Two psychiatric patients and a former psychiatric nurse took the Waitemata District Health Board to the High Court arguing the policy is unlawful under the DHB's controlling legislation and breaches the Bill of Rights Act. The High Court ruled against them in 2013 and in May this year the Court of Appeal dismissed their first appeal.
The DHB implemented its current smoke-free policy in 2009. Smoking inside workplaces is in general banned by the act although section 6 permits the use of dedicated smoking rooms for hospital patients. DHBs, however, went further than the act and, on health grounds and in line with the Government's wish that they help more smokers quit, banned smoking entirely on their premises, including outdoors.

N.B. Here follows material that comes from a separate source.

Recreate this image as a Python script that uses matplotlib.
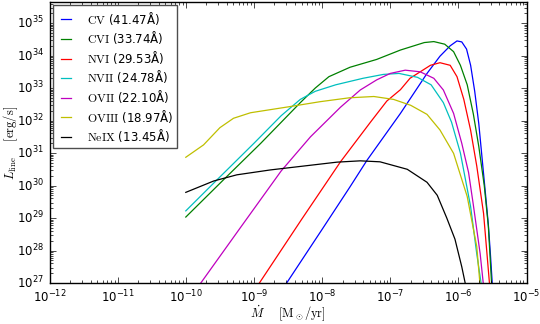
import numpy as np
import matplotlib
matplotlib.use('Agg')
import matplotlib.pyplot as plt

# Datos: log10(Mdot [Msun/yr]) y log10(L_line [erg/s])
cv_logm = [-8.52, -8.0, -7.59, -7.34, -6.85, -6.46, -6.27, -6.12, -6.02, -5.95, -5.88, -5.82, -5.76, -5.70, -5.65, -5.60, -5.56, -5.53, -5.50]
cv_logl = [27.0, 28.65, 29.96, 30.78, 32.22, 33.45, 33.98, 34.3, 34.45, 34.42, 34.2, 33.7, 32.9, 31.9, 30.8, 29.7, 28.8, 27.9, 26.9]

cvi_logm = [-10.0, -9.45, -8.9, -8.32, -8.1, -7.9, -7.59, -7.2, -6.85, -6.5, -6.36, -6.2, -6.07, -5.97, -5.87, -5.78, -5.70, -5.62, -5.56, -5.51]
cvi_logl = [29.03, 30.17, 31.3, 32.55, 33.0, 33.35, 33.64, 33.88, 34.17, 34.4, 34.43, 34.35, 34.12, 33.7, 33.1, 32.2, 31.2, 30.0, 28.75, 26.9]

nvi_logm = [-8.92, -8.3, -7.73, -7.29, -7.05, -6.85, -6.71, -6.56, -6.41, -6.27, -6.12, -6.02, -5.92, -5.82, -5.73, -5.63, -5.58, -5.54]
nvi_logl = [27.0, 28.96, 30.73, 31.95, 32.6, 32.95, 33.3, 33.5, 33.7, 33.78, 33.7, 33.35, 32.65, 31.7, 30.6, 29.14, 27.9, 26.9]

nvii_logm = [-10.0, -9.54, -9.0, -8.6, -8.32, -8.1, -7.8, -7.4, -7.1, -6.87, -6.6, -6.4, -6.22, -6.1, -5.97, -5.82, -5.73, -5.66]
nvii_logl = [29.22, 30.18, 31.3, 32.15, 32.65, 32.9, 33.1, 33.3, 33.42, 33.45, 33.33, 33.1, 32.55, 31.95, 31.0, 29.35, 27.9, 26.9]

ovii_logm = [-9.78, -9.2, -8.6, -8.17, -7.73, -7.44, -7.2, -7.0, -6.78, -6.56, -6.36, -6.22, -6.07, -5.95, -5.85, -5.78, -5.68, -5.63]
ovii_logl = [27.0, 28.7, 30.45, 31.5, 32.41, 32.94, 33.25, 33.45, 33.55, 33.5, 33.3, 32.94, 32.22, 31.3, 30.4, 29.4, 27.9, 26.9]

oviii_logm = [-10.0, -9.74, -9.5, -9.3, -9.05, -8.5, -8.03, -7.6, -7.24, -6.95, -6.7, -6.46, -6.27, -6.07, -5.87, -5.73, -5.68]
oviii_logl = [30.87, 31.25, 31.78, 32.07, 32.24, 32.42, 32.58, 32.7, 32.74, 32.65, 32.47, 32.19, 31.71, 30.99, 29.66, 28.12, 26.9]

neix_logm = [-10.0, -9.59, -9.25, -8.76, -8.27, -7.78, -7.44, -7.15, -6.75, -6.46, -6.31, -6.17, -6.05, -5.95, -5.89]
neix_logl = [29.79, 30.14, 30.33, 30.48, 30.6, 30.72, 30.76, 30.73, 30.5, 30.1, 29.7, 29.0, 28.35, 27.5, 26.9]

etiquetas = [r'$\mathrm{CV}$ (41.47Å)', r'$\mathrm{CVI}$ (33.74Å)', r'$\mathrm{NVI}$ (29.53Å)',
             r'$\mathrm{NVII}$ (24.78Å)', r'$\mathrm{OVII}$ (22.10Å)', r'$\mathrm{OVIII}$ (18.97Å)',
             r'$\mathrm{NeIX}$ (13.45Å)']
colores = ['b', 'g', 'r', 'c', 'm', 'y', 'k']

series = [(cv_logm, cv_logl), (cvi_logm, cvi_logl), (nvi_logm, nvi_logl), (nvii_logm, nvii_logl),
          (ovii_logm, ovii_logl), (oviii_logm, oviii_logl), (neix_logm, neix_logl)]

plt.style.use('classic')
plt.rcParams['axes.unicode_minus'] = False
plt.rcParams['font.size'] = 8.5

fig = plt.figure(figsize=(5.4, 3.24), dpi=100, facecolor='white')
ax = fig.add_axes([0.0917, 0.1265, 0.8833, 0.8675])

for (lm, ll), c, lab in zip(series, colores, etiquetas):
    ax.loglog(10**np.array(lm), 10**np.array(ll), color=c, lw=0.9, label=lab)

ax.set_xlim(1e-12, 1e-5)
ax.set_ylim(1e27, 10**35.65)
ax.tick_params(labelsize=8.5)

ax.set_xlabel(r'$\dot{M}$    $[\mathrm{M}_\odot/\mathrm{yr}]$', fontsize=9, labelpad=-1)
ax.set_ylabel(r'$L_\mathrm{line}$    $[\mathrm{erg/s}]$', fontsize=9, labelpad=-2)

leg = ax.legend(loc='upper left', fontsize=8.5, handlelength=1.5, handletextpad=1.0,
                borderaxespad=0.3, borderpad=0.35, labelspacing=0.22, fancybox=False)
leg.get_frame().set_edgecolor('0.3')

fig.savefig('out.png', dpi=100, facecolor='white')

Patients who want to smoke go off site if they can and are often seen smoking on streets outside hospitals, trailing their medical equipment.
One of the litigants, "Mr B", whose name is suppressed, has said he enjoys smoking because it is calming and helps him feel relaxed. He contends the effect of the smoke-free policy's forcing him to stop smoking is that he gets very uptight and feels as though a part of his freedom is taken away from him.
Mr B has, in the past, been a compulsory mental health in-patient of Waitemata and although mostly housed in an open ward, from which patients are permitted, if their condition allows, to walk off site to smoke, he spent 12 days in total, in three admissions, in an intensive care unit, from which he was not permitted to leave.